- Born: 7 January 1930 Mashhad, Imperial State of Persia
- Died: 28 February 2020 (aged 90) Los Angeles, California, U.S.
- Citizenship: French
- Occupations: Businessman and industrialist
- Spouse: Zahra Seyyedi Rashti
- Children: 5

= Mahmoud Khayami =

Iranian industrialist and philanthropist (1930–2020)

Mahmoud Khayami, CBE, KSS, GCFO (7 January 1930 – 28 February 2020) was an Iranian industrialist and philanthropist.

==Life==
Mahmoud Khayami was born in 1930 in Mashhad, Persia where he attended elementary and high school. In 1951 he transferred to Tehran and before long he was involved in the automotive industry. Eleven years later he inaugurated the Iran National company in partnership with his brother, Ahmad Khayami (who later formed a separate company: Kourosh Department Stores). Iran National was destined to become the largest industrial complex in Iran, today known as Iran Khodro or IKCO.

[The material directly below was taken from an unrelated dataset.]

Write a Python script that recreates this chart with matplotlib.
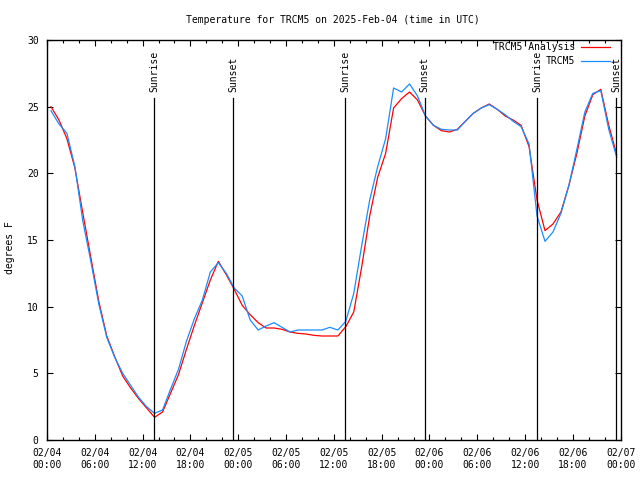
import numpy as np
import matplotlib
matplotlib.use("Agg")
import matplotlib.pyplot as plt
from matplotlib.ticker import MultipleLocator, FixedLocator

plt.rcParams['font.family'] = 'DejaVu Sans Mono'
plt.rcParams['font.size'] = 7

# hours since 2025-02-04 00:00 UTC (values sit on the half hour)
hours = np.arange(72) + 0.5

# TRCM5 analysis (red)
analysis = [25.0, 24.0, 22.6, 20.4, 17.0, 13.7, 10.4, 7.8, 6.25, 4.8,
            3.9, 3.1, 2.4, 1.7, 2.1, 3.5, 4.9, 6.8, 8.6, 10.3,
            12.0, 13.4, 12.4, 11.3, 10.1, 9.4, 8.8, 8.4, 8.4, 8.3,
            8.1, 8.0, 7.95, 7.85, 7.8, 7.8, 7.8, 8.5, 9.6, 13.0,
            16.8, 19.7, 21.5, 24.9, 25.6, 26.1, 25.5, 24.3, 23.6, 23.2,
            23.1, 23.3, 23.9, 24.5, 24.9, 25.2, 24.8, 24.3, 24.0, 23.6,
            22.0, 18.0, 15.7, 16.2, 17.1, 19.1, 21.5, 24.3, 25.9, 26.3,
            23.6, 21.4]

# TRCM5 observations (blue)
observed = [24.7, 23.7, 23.0, 20.5, 16.4, 13.4, 10.2, 7.7, 6.2, 5.0,
            4.1, 3.2, 2.5, 2.0, 2.25, 3.8, 5.3, 7.4, 9.1, 10.5,
            12.6, 13.3, 12.5, 11.4, 10.8, 9.0, 8.25, 8.55, 8.8, 8.45,
            8.1, 8.25, 8.25, 8.25, 8.25, 8.45, 8.25, 8.9, 11.0, 14.6,
            18.0, 20.5, 22.6, 26.4, 26.1, 26.7, 25.8, 24.3, 23.6, 23.3,
            23.25, 23.25, 23.9, 24.5, 24.9, 25.15, 24.8, 24.4, 23.9, 23.5,
            22.2, 16.8, 14.9, 15.6, 17.0, 19.1, 21.8, 24.6, 26.0, 26.2,
            23.3, 21.2]

# sunrise / sunset times (hours since start)
sun_times = [13.45, 23.4, 37.4, 47.42, 61.5, 71.45]
sun_labels = ['Sunrise', 'Sunset', 'Sunrise', 'Sunset', 'Sunrise', 'Sunset']

tick_labels = ['02/04\n00:00', '02/04\n06:00', '02/04\n12:00', '02/04\n18:00',
               '02/05\n00:00', '02/05\n06:00', '02/05\n12:00', '02/05\n18:00',
               '02/06\n00:00', '02/06\n06:00', '02/06\n12:00', '02/06\n18:00',
               '02/07\n00:00']

fig = plt.figure(figsize=(6.4, 4.8), dpi=100)
ax = fig.add_axes([47/640, 40/480, (620.7-47)/640, 400/480])

ax.plot(hours, analysis, color='red', lw=0.9, label='TRCM5 Analysis')
ax.plot(hours, observed, color='#1a8cff', lw=0.9, label='TRCM5')

for t, lab in zip(sun_times, sun_labels):
    ax.plot([t, t], [0, 25.65], color='black', lw=0.9)
    ax.text(t, 26.1, lab, rotation=90, ha='center', va='bottom')

ax.set_xlim(0, 72)
ax.set_ylim(0, 30)
ax.xaxis.set_major_locator(FixedLocator(np.arange(0, 73, 6)))
ax.set_xticklabels(tick_labels)
ax.xaxis.set_minor_locator(MultipleLocator(2))
ax.yaxis.set_major_locator(MultipleLocator(5))
ax.tick_params(which='major', direction='in', length=4.5, width=0.8,
               top=True, right=True)
ax.tick_params(which='minor', direction='in', length=2, width=0.8,
               top=True, right=False)
ax.tick_params(axis='x', pad=6)
ax.tick_params(axis='y', pad=6)
for sp in ax.spines.values():
    sp.set_linewidth(1)

fig.text(333/640, 1 - 20/480, 'Temperature for TRCM5 on 2025-Feb-04 (time in UTC)',
         ha='center', va='center')
fig.text(10/640, 1 - 248/480, 'degrees F', rotation=90, ha='center', va='center')

ax.legend(loc='upper right', bbox_to_anchor=(0.982, 0.995), markerfirst=False,
          frameon=False, handlelength=3.0, handletextpad=0.6,
          borderaxespad=0, borderpad=0, labelspacing=0.45, fontsize=7)

fig.savefig('out.png', dpi=100)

One of the leading champions of Iran's industrialization of the 1960s–70s, he began the production of the popular Peykan cars in 1967, based on cooperation with the Hillman company of England which provided the Hunter model. By 1979, 100,000 cars were produced annually with approximately 44 percent of the parts manufactured in Iran. By 1979 Iran National and its affiliated enterprises employed over 20,000 workers in Tehran, Mashhad, and Tabriz.

Although Khayami has died, his family is still involved in the automotive industry, primarily in dealership ownership of one of their previous international partners Mercedes-Benz, most notably in Berkshire, England, and Southern California where they operate Mercedes-Benz of Anaheim in the city of Anaheim, Orange County.

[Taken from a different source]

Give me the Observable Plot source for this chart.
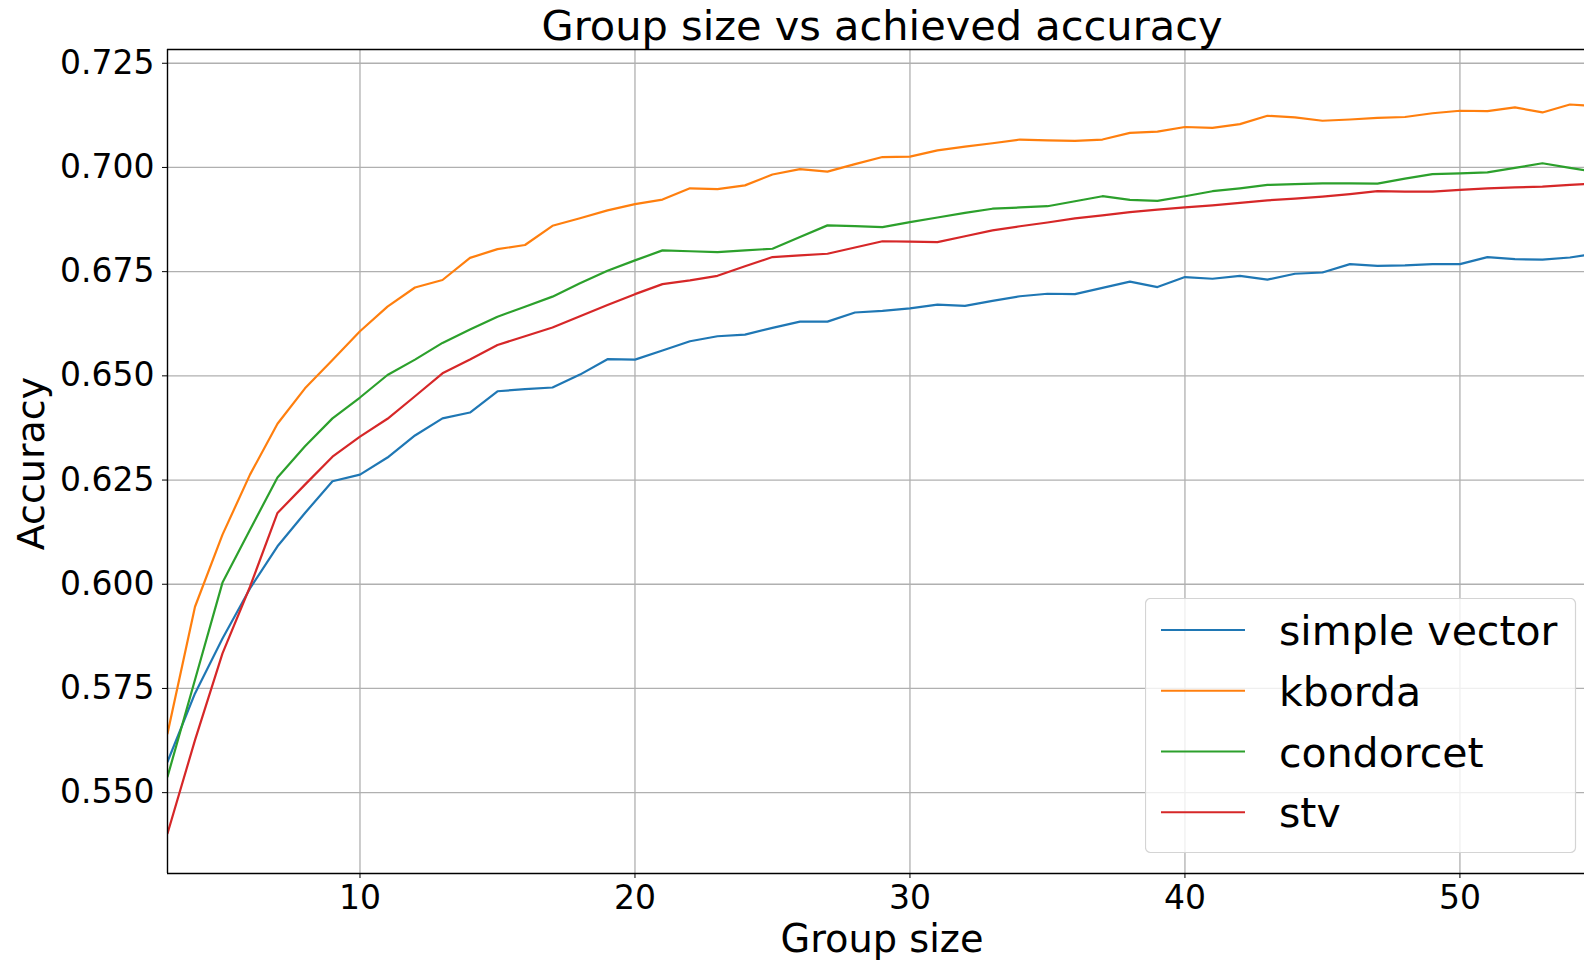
<!DOCTYPE html>
<html><head><meta charset="utf-8">
<script src="https://cdn.jsdelivr.net/npm/d3@7"></script>
<script src="https://cdn.jsdelivr.net/npm/@observablehq/plot@0.6"></script>
<style>
html,body{margin:0;padding:0;background:#fff;overflow:hidden;}
#chart{position:relative;width:1584px;height:963px;font-family:"DejaVu Sans",sans-serif;}
#chart > svg{display:block;}
#legend{position:absolute;left:1145px;top:598px;}
</style></head><body><div id="chart"></div>
<script>
const groupSizes = [3,4,5,6,7,8,9,10,11,12,13,14,15,16,17,18,19,20,21,22,23,24,25,26,27,28,29,30,31,32,33,34,35,36,37,38,39,40,41,42,43,44,45,46,47,48,49,50,51,52,53,54,55];
const simpleVector = [0.5574,0.5738,0.5870,0.5990,0.6091,0.6171,0.6247,0.6263,0.6304,0.6357,0.6398,0.6412,0.6463,0.6468,0.6472,0.6503,0.6540,0.6539,0.6561,0.6583,0.6595,0.6599,0.6615,0.6630,0.6630,0.6652,0.6656,0.6662,0.6671,0.6668,0.6680,0.6691,0.6697,0.6696,0.6711,0.6726,0.6713,0.6737,0.6733,0.6740,0.6731,0.6745,0.6748,0.6768,0.6764,0.6765,0.6768,0.6768,0.6785,0.6780,0.6779,0.6784,0.6794];
const kborda = [0.5642,0.5946,0.6119,0.6263,0.6385,0.6470,0.6538,0.6607,0.6666,0.6712,0.6730,0.6783,0.6804,0.6814,0.6860,0.6878,0.6897,0.6912,0.6923,0.6950,0.6948,0.6957,0.6983,0.6996,0.6990,0.7008,0.7025,0.7026,0.7041,0.7050,0.7058,0.7067,0.7065,0.7064,0.7067,0.7083,0.7086,0.7097,0.7095,0.7104,0.7124,0.7120,0.7112,0.7115,0.7119,0.7121,0.7130,0.7136,0.7135,0.7144,0.7132,0.7151,0.7147];
const condorcet = [0.5538,0.5771,0.6004,0.6131,0.6256,0.6331,0.6398,0.6448,0.6502,0.6539,0.6579,0.6611,0.6642,0.6666,0.6690,0.6722,0.6752,0.6777,0.6801,0.6799,0.6797,0.6801,0.6805,0.6833,0.6861,0.6859,0.6857,0.6869,0.6880,0.6891,0.6901,0.6904,0.6907,0.6919,0.6931,0.6922,0.6920,0.6931,0.6943,0.6950,0.6958,0.6960,0.6962,0.6962,0.6961,0.6973,0.6984,0.6986,0.6988,0.6999,0.7010,0.6999,0.6988];
const stv = [0.5402,0.5626,0.5834,0.5994,0.6171,0.6239,0.6306,0.6354,0.6397,0.6451,0.6506,0.6539,0.6574,0.6595,0.6616,0.6643,0.6670,0.6696,0.6720,0.6729,0.6740,0.6763,0.6785,0.6789,0.6793,0.6808,0.6823,0.6822,0.6821,0.6835,0.6849,0.6859,0.6868,0.6878,0.6885,0.6893,0.6899,0.6904,0.6909,0.6915,0.6921,0.6925,0.6930,0.6936,0.6943,0.6942,0.6942,0.6946,0.6950,0.6952,0.6954,0.6958,0.6962];

const seriesNames = ["simple vector", "kborda", "condorcet", "stv"];
const seriesColors = ["#1f77b4", "#ff7f0e", "#2ca02c", "#d62728"];
const xTicks = [10, 20, 30, 40, 50];
const yTicks = [0.550, 0.575, 0.600, 0.625, 0.650, 0.675, 0.700, 0.725];
const xDomain = [3, 54.53];
const yDomain = [0.5306, 0.7283];
const titleText = "Group size vs achieved accuracy";
const xLabel = "Group size";
const yLabel = "Accuracy";

const seriesValues = [simpleVector, kborda, condorcet, stv];
const rows = seriesNames.flatMap((name, i) =>
  groupSizes.map((g, j) => ({series: name, size: g, acc: seriesValues[i][j]})));

const plot = Plot.plot({
  width: 1584, height: 963,
  marginLeft: 167, marginRight: 0, marginTop: 49, marginBottom: 90,
  style: {fontFamily: "DejaVu Sans", background: "#fff", color: "#000"},
  x: {domain: xDomain},
  y: {domain: yDomain},
  color: {domain: seriesNames, range: seriesColors},
  marks: [
    Plot.gridX(xTicks, {stroke: "#b0b0b0", strokeOpacity: 1, strokeWidth: 1.3}),
    Plot.gridY(yTicks, {stroke: "#b0b0b0", strokeOpacity: 1, strokeWidth: 1.3}),
    Plot.line(rows, {x: "size", y: "acc", z: "series", stroke: "series", strokeWidth: 2.2, clip: true}),
    Plot.ruleX([xDomain[0]], {stroke: "#000", strokeWidth: 1.4}),
    Plot.ruleY([yDomain[0], yDomain[1]], {stroke: "#000", strokeWidth: 1.4}),
    Plot.axisX(xTicks, {tickSize: 5, tickPadding: 7, fontSize: 33, label: null, tickFormat: d => String(d)}),
    Plot.axisY(yTicks, {tickSize: 5, tickPadding: 8, fontSize: 33, label: null, tickFormat: d3.format(".3f")}),
    Plot.text([xLabel], {frameAnchor: "bottom", textAnchor: "middle", lineAnchor: "bottom", dy: 78, dx: 6, fontSize: 38.3, fill: "#000"}),
    Plot.text([yLabel], {frameAnchor: "left", textAnchor: "middle", lineAnchor: "bottom", rotate: -90, dx: -124, dy: 2, fontSize: 38, fill: "#000"}),
    Plot.text([titleText], {frameAnchor: "top", textAnchor: "middle", lineAnchor: "bottom", dy: -9.7, dx: 6, fontSize: 41.5, fill: "#000"})
  ]
});
document.getElementById("chart").appendChild(plot);

// legend
const lg = d3.select("#chart").append("svg").attr("id", "legend")
  .attr("width", 432).attr("height", 256)
  .style("font-family", "DejaVu Sans");
lg.append("rect").attr("x", 0.5).attr("y", 0.5).attr("width", 430).attr("height", 254)
  .attr("rx", 5).attr("fill", "rgba(255,255,255,0.8)").attr("stroke", "#d4d4d4").attr("stroke-width", 1.2);
seriesNames.forEach((n, i) => {
  const cy = 32 + i * 60.75;
  lg.append("line").attr("x1", 16).attr("x2", 100).attr("y1", cy).attr("y2", cy)
    .attr("stroke", seriesColors[i]).attr("stroke-width", 2.2);
  lg.append("text").attr("x", 134).attr("y", cy + 15).attr("font-size", 41).attr("fill", "#000").text(n);
});
</script>
</body></html>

In later life, Mahmoud Khayami was active as a philanthropist and collector of fine Persian art, forming the Khayami Collection. He promoted inter-religious relations in the UK, and internationally, with a special emphasis on relations between the Jewish, Christian, and Muslim communities. Among his activities was the hosting at Chatham House (RIIA) of inter-religious conferences. He was involved with the Encyclopædia Iranica project and chaired the board of editors.

He split his time between the United Kingdom, the United States, and France, having been forced to leave Iran at the time of the 1979 revolution. Khayami was a resident in the UK for over 30 years and never returned to Iran. His philanthropic work (now performed largely through the Khayami Foundation) was recognised in 2004 when he was invested as a Knight of the Pontifical Order of Pope Saint Sylvester by Pope John Paul II, and in 2006 when he was invested as a Knight Commander of the Royal Order of Francis I by Prince Carlo, Duke of Castro. He had also been decorated by the late King Hussein of Jordan .

It was announced by the Department of Education and Skills in 2005 that Mr. Khayami had become a sponsor of the UK Government's Academy program and had sponsored two academies which opened in Sheffield during 2007. Both academies are run by a leading Anglican Church School Trust. He was appointed by Queen Elizabeth II as an honorary CBE in 2011 for services to education.

He appeared in the 2008 Sunday Times Rich List.

==Labour party donations==
On 3 June 2007, the Observer reported that he had donated £1 million to the Labour Party (one of the most generous ever donations to Labour, eclipsed only by a £2m donation from the steel billionaire Lakshmi Mittal, and a similar sum given by Lord Sainsbury).